External alerts are the alerts from your security products that are processed by Red Canary. Many security teams receive alerts from dozens of sources. These alerts are often difficult to investigate conclusively because they only describe part of the story of what happened.
Red Canary takes alerts from these sources, correlates them together, and—most importantly—determines if there was any activity on your endpoints that corroborates the activity described by the alert. This process of “alert validation” oftentimes dramatically reduces the number of alerts your team needs to review.
The security products that generate these alerts are represented by alert sources in the Red Canary platform. An alert source is a distinct deployment of a security product in your organization. For example, if you have multiple deployments of an IDS/IPS product for different locations, each will be a unique alert source.

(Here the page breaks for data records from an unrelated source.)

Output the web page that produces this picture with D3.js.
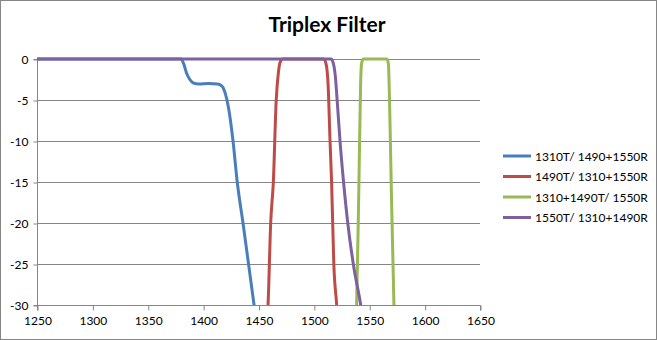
<!DOCTYPE html>
<html>
<head>
<meta charset="utf-8">
<script src="https://cdn.jsdelivr.net/npm/d3@7"></script>
<style>
  html, body { margin: 0; padding: 0; background: #fff; }
  svg { display: block; font-family: Lato, "Open Sans", sans-serif; }
</style>
</head>
<body>
<svg id="chart" width="657" height="340"></svg>
<script>
const title = "Triplex Filter";
const xTicks = [1250, 1300, 1350, 1400, 1450, 1500, 1550, 1600, 1650];
const yTicks = [0, -5, -10, -15, -20, -25, -30];
const seriesNames = ["1310T/ 1490+1550R", "1490T/ 1310+1550R", "1310+1490T/ 1550R", "1550T/ 1310+1490R"];
const seriesColors = ["#4A7EBB", "#BE4B48", "#98B954", "#7D60A0"];

const s1310T = [[1250,0],[1380,0],[1382.5,-0.6],[1385,-1.7],[1388,-2.5],[1391,-2.9],[1396,-3.05],[1405,-3.0],[1413,-3.05],[1417,-3.3],[1420,-4.2],[1423,-6],[1427,-10],[1430.8,-15],[1436,-20],[1441,-25],[1446,-30],[1448,-32]];
const s1490T = [[1457,-33],[1458.6,-30],[1461,-20],[1463.4,-15],[1466,-5],[1468,-1.6],[1469.8,-0.3],[1472,0],[1509,0],[1511,-0.6],[1512.8,-3],[1514.6,-10],[1516,-15],[1518,-25],[1520.6,-30],[1522,-33]];
const s1310_1490T = [[1537.5,-33],[1538.6,-30],[1540.7,-15],[1542.2,-3],[1543,-0.6],[1544.5,0],[1566,0],[1567.3,-0.6],[1568.3,-5],[1569.8,-15],[1572.3,-30],[1573,-33]];
const s1550T = [[1250,0],[1515.5,0],[1517.5,-0.5],[1519.3,-2],[1521,-5],[1523.6,-10],[1526.8,-15],[1530.6,-20],[1535.6,-25],[1542.3,-30],[1544,-31.5]];
const seriesData = [s1310T, s1490T, s1310_1490T, s1550T];

const svg = d3.select("#chart");
const W = 657, H = 340;
const plot = {left: 37, right: 480, top: 59, bottom: 305};

// outer border
svg.append("rect").attr("x", 0.5).attr("y", 0.5).attr("width", W - 1).attr("height", H - 1)
  .attr("fill", "#fff").attr("stroke", "#868686").attr("stroke-width", 1);

const x = d3.scaleLinear().domain([1250, 1650]).range([plot.left, plot.right]);
const y = d3.scaleLinear().domain([-30, 0]).range([plot.bottom, plot.top]);

// gridlines
svg.append("g").selectAll("line").data(yTicks.filter(d => d !== -30)).join("line")
  .attr("x1", plot.left).attr("x2", plot.right)
  .attr("y1", d => Math.round(y(d)) + 0.5).attr("y2", d => Math.round(y(d)) + 0.5)
  .attr("stroke", "#868686").attr("stroke-width", 1);

// x axis
const xAxis = d3.axisBottom(x).tickValues(xTicks).tickSize(5).tickPadding(6).tickFormat(d => String(d));
const gx = svg.append("g").attr("transform", `translate(0.5,${plot.bottom + 0.5})`).call(xAxis);
gx.select(".domain").attr("stroke", "#868686").attr("d", `M${plot.left},5V0H${plot.right}V5`);
gx.selectAll(".tick line").attr("stroke", "#868686");
gx.selectAll(".tick text").attr("font-size", 12).attr("fill", "#000").attr("font-family", "Lato, sans-serif");

// y axis
const yAxis = d3.axisLeft(y).tickValues(yTicks).tickSize(4).tickPadding(5).tickFormat(d => String(d));
const gy = svg.append("g").attr("transform", `translate(${plot.left + 0.5},0.5)`).call(yAxis);
gy.select(".domain").attr("stroke", "#868686").attr("d", `M-4,${plot.top}H0V${plot.bottom}H-4`);
gy.selectAll(".tick line").attr("stroke", "#868686");
gy.selectAll(".tick text").attr("font-size", 12).attr("fill", "#000").attr("font-family", "Lato, sans-serif");

// clip
svg.append("defs").append("clipPath").attr("id", "clip")
  .append("rect").attr("x", plot.left).attr("y", plot.top - 4)
  .attr("width", plot.right - plot.left).attr("height", plot.bottom - plot.top + 4);

const line = d3.line().x(d => x(d[0])).y(d => y(d[1])).curve(d3.curveMonotoneX);
svg.append("g").attr("clip-path", "url(#clip)").selectAll("path").data(seriesData).join("path")
  .attr("d", line)
  .attr("fill", "none")
  .attr("stroke", (d, i) => seriesColors[i])
  .attr("stroke-width", 3)
  .attr("stroke-linejoin", "round")
  .attr("stroke-linecap", "round");

// title
svg.append("text").attr("x", 327).attr("y", 32).attr("text-anchor", "middle")
  .attr("font-size", 21).attr("font-weight", "bold").attr("fill", "#000").text(title);

// legend
const lg = svg.append("g").selectAll("g").data(seriesNames).join("g")
  .attr("transform", (d, i) => `translate(503,${156 + i * 20.5})`);
lg.append("line").attr("x1", 0).attr("x2", 28).attr("y1", 0).attr("y2", 0)
  .attr("stroke", (d, i) => seriesColors[i]).attr("stroke-width", 3);
lg.append("text").attr("x", 32).attr("y", 4.5).attr("font-size", 12).attr("fill", "#000").text(d => d);
</script>
</body>
</html>
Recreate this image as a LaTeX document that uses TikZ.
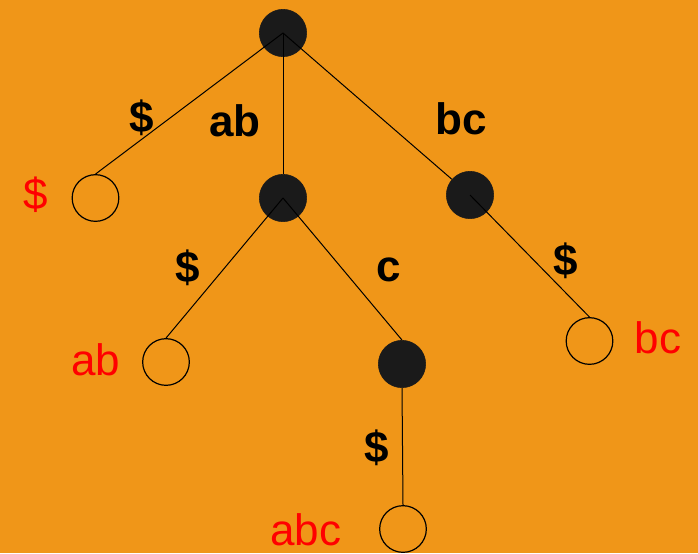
\documentclass[tikz,border=0pt]{standalone}
\usepackage{fontspec}
\setmainfont{Liberation Sans}
\usepackage{xcolor}
\usepackage{tikz}
\definecolor{trieorange}{RGB}{240,150,24}
\definecolor{triedark}{RGB}{26,26,26}
\definecolor{triered}{RGB}{255,0,0}
\tikzset{
  trienode/.style={
    circle,
    fill=triedark,
    draw=triedark,
    minimum size=35.5pt,
    inner sep=0pt
  },
  trieleaf/.style={
    circle,
    draw=black,
    line width=0.9pt,
    minimum size=35pt,
    inner sep=0pt
  },
  edgelabel/.style={
    inner sep=0pt,
    font=\fontsize{33}{40}\selectfont\bfseries
  },
  leaflabel/.style={
    inner sep=0pt,
    text=triered,
    font=\fontsize{33}{40}\selectfont
  },
  trieedge/.style={
    draw=black,
    line width=0.75pt
  }
}

\begin{document}
\begin{tikzpicture}[x=0.75pt, y=-0.75pt]
\fill[trieorange] (0,0) rectangle (698,553);
\useasboundingbox (0,0) rectangle (698,553);

% inner nodes and leaves
\node[trienode] (root) at (283,33) {};
\node[trienode] (ab) at (283,198) {};
\node[trienode] (bc) at (470,195) {};
\node[trienode] (abc) at (402,364) {};
\node[trieleaf] (leafend) at (95.5,198) {};
\node[trieleaf] (leafab) at (166,362) {};
\node[trieleaf] (leafbc) at (589.5,341) {};
\node[trieleaf] (leafabc) at (403,529) {};

% edges
\draw[trieedge] (root.center) -- (leafend.north);
\draw[trieedge] (root.center) -- (ab.north);
\draw[trieedge] (root.center) -- (bc);
\draw[trieedge] (ab.center) -- (leafab.north);
\draw[trieedge] (ab.center) -- (abc.north);
\draw[trieedge] (bc.center) -- (leafbc.north);
\draw[trieedge] (abc.south) -- (leafabc.north);

% edge labels
\node[edgelabel] (lroot) at (142,118) {\$};
\node[edgelabel] (lab) at (235,121) {ab};
\node[edgelabel] (lbc) at (461,119) {bc};
\node[edgelabel] (lableaf) at (188,268) {\$};
\node[edgelabel] (lc) at (389,270) {c};
\node[edgelabel] (lbcleaf) at (566,261) {\$};
\node[edgelabel] (labcleaf) at (377,448) {\$};

% suffixes at the leaves
\node[leaflabel] (send) at (36,195) {\$};
\node[leaflabel] (sab) at (96,360) {ab};
\node[leaflabel] (sbc) at (658,338) {bc};
\node[leaflabel] (sabc) at (306,530) {abc};
\end{tikzpicture}
\end{document}
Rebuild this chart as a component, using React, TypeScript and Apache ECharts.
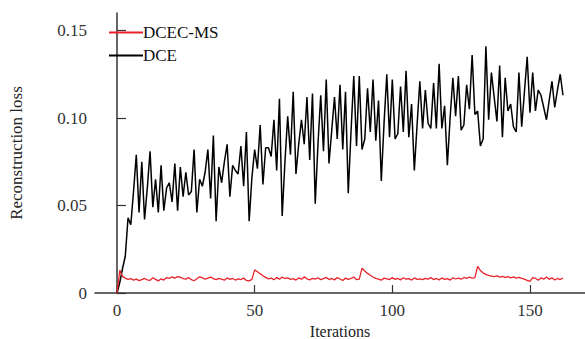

Viewing your alert sources
Your alert sources are grouped according to a set of categories defined originally by Millennium Partners’ Cyberscape. These provide a helpful visualization of your security stack:
How are alerts ingested from alert sources?
Alerts can be collected from alert sources in a number of ways. The ideal transport is the one that allows the highest fidelity alerts to be processed by Red Canary. The transports supported by alert sources differ per source and can be one of the following:
- TCP/TLS
- HTTP/S POST
- Syslog
- Aggregator / SIEM
- API polling
How do I get started with alert sources?
Get started by adding certain alert sources to your security stack and configuring each to send alerts to Red Canary. Once configured, alerts will be processed and validated by the Red Canary platform.